The European Space Agency (ESA) says a new online platform designed to track settlement growth and assess exposure to natural hazards has been released, with the World Settlement Footprint (WSF) Tracker launched at an event at the World Bank headquarters in Washington, DC.
According to ESA, the WSF Tracker platform allows users to explore, analyse and download settlement data at 10 m resolution, with updates every six months. The platform is intended to support monitoring of settlement change over time, rather than relying on periodic “snapshot” comparisons.
ESA said the WSF Tracker can monitor settlement growth continuously from 2016 to 2026, quantify the timing and pace of expansion at scales from global to city level, and identify hotspots and emerging settlement patterns. It also includes an option to combine settlement dynamics with hazard layers covering flooding, subsidence, seismic activity, extreme heat and cyclones, allowing analysis of how exposure evolves alongside urbanisation.
Fabio Cian, ESA representative to the World Bank, said the platform reflects collaboration between ESA, industry and development partners. “It demonstrates how ESA, industry and development partners can work together to co-design solutions that respond to operational needs, create public goods, and support long-term institutional capacity,” he said. “The combination of high spatial resolution, frequent updates and reduced lead time between observation and data availability makes the platform particularly relevant for operational and analytical applications. The fact that the platform is already informing World Bank activities highlights the importance of building solutions with a clear pathway to adoption, scaling and sustainability from the outset.”
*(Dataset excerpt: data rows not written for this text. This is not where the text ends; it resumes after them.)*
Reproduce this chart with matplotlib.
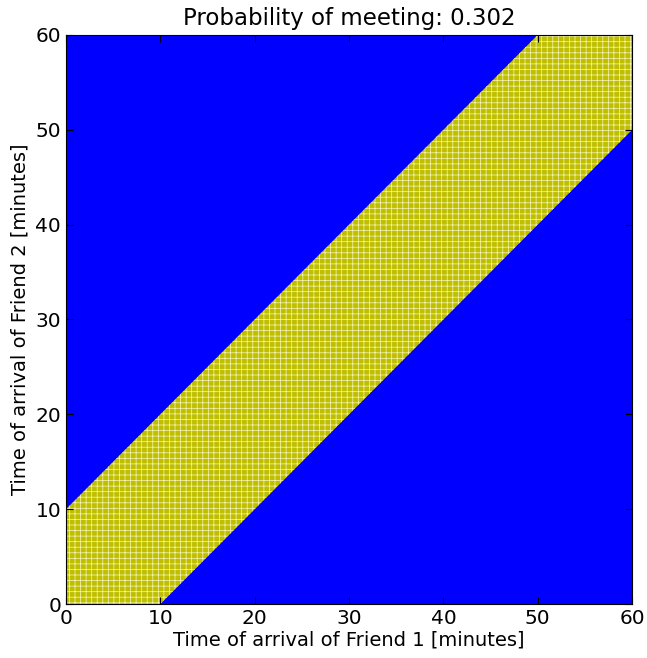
import matplotlib
matplotlib.use("Agg")
import matplotlib.pyplot as plt

# Meeting problem: friend 1 and friend 2 arrive somewhere in a 60 min window,
# they meet if arrivals are within 10 minutes of each other
window = 60
probability = 0.302

# band edges (minutes)
edge_x = [0, 10, 50, 60]
band_low = [0, 0, 40, 50]
band_high = [10, 20, 60, 60]
ticks = [0, 10, 20, 30, 40, 50, 60]

plt.rcParams["hatch.linewidth"] = 0.55

fig = plt.figure(figsize=(6.47, 6.58), dpi=100)
ax = fig.add_axes([0.102, 0.082, 0.875, 0.865])
ax.set_facecolor("blue")

# no meeting (blue) above and below the band
ax.fill_between(edge_x, band_high, [window] * len(edge_x), color="blue", lw=0)
ax.fill_between(edge_x, [0] * len(edge_x), band_low, color="blue", lw=0)

# meeting (yellow) band, hatch gives the speckled look of the scatter
ax.fill_between(edge_x, band_low, band_high, facecolor=(0.75, 0.75, 0),
                edgecolor=(0.95, 0.95, 0.7), hatch="+++", lw=0)

ax.set_xlim(0, window)
ax.set_ylim(0, window)
ax.set_xticks(ticks)
ax.set_yticks(ticks)
ax.tick_params(direction="in", top=True, right=True, labelsize=14.5, length=5)
ax.set_title(f"Probability of meeting: {probability}", fontsize=16.5, pad=7)
ax.set_xlabel("Time of arrival of Friend 1 [minutes]", fontsize=14, labelpad=2)
ax.set_ylabel("Time of arrival of Friend 2 [minutes]", fontsize=14, labelpad=4)

fig.savefig("out.png", dpi=100)
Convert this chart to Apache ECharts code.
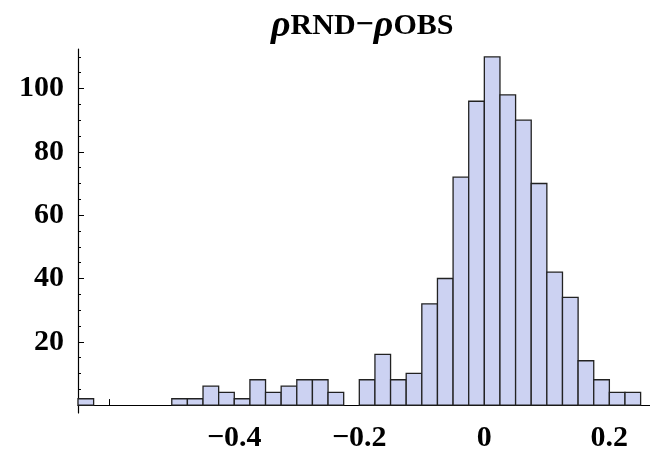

ESA said the WSF Tracker builds on the World Settlement Footprint initiative led by the German Aerospace Center (DLR), which aims to map and monitor human settlements and characteristics of the built environment worldwide. The Tracker was developed jointly by DLR and MindEarth and co-designed with ESA and the World Bank, adding the capability to monitor settlement dynamics over time.
The release comes amid growing concern about how urban expansion intersects with climate and natural hazard risks. ESA said WSF Tracker data indicates cities and urban environments (excluding roads) cover 0.6% of Earth’s land surface as of January 2026, but house more than 57% of the world’s population. ESA also cited United Nations projections that the urban share of the global population will rise to 68% by 2050.
As development expands, ESA said, new construction is increasingly occurring in areas exposed to hazards including flooding, extreme heat, seismic risk, land subsidence and cyclones, raising questions for planning, infrastructure investment and disaster risk management. ESA said the WSF Tracker is intended to provide a more frequent and detailed evidence base to support those decisions when used alongside global hazard datasets.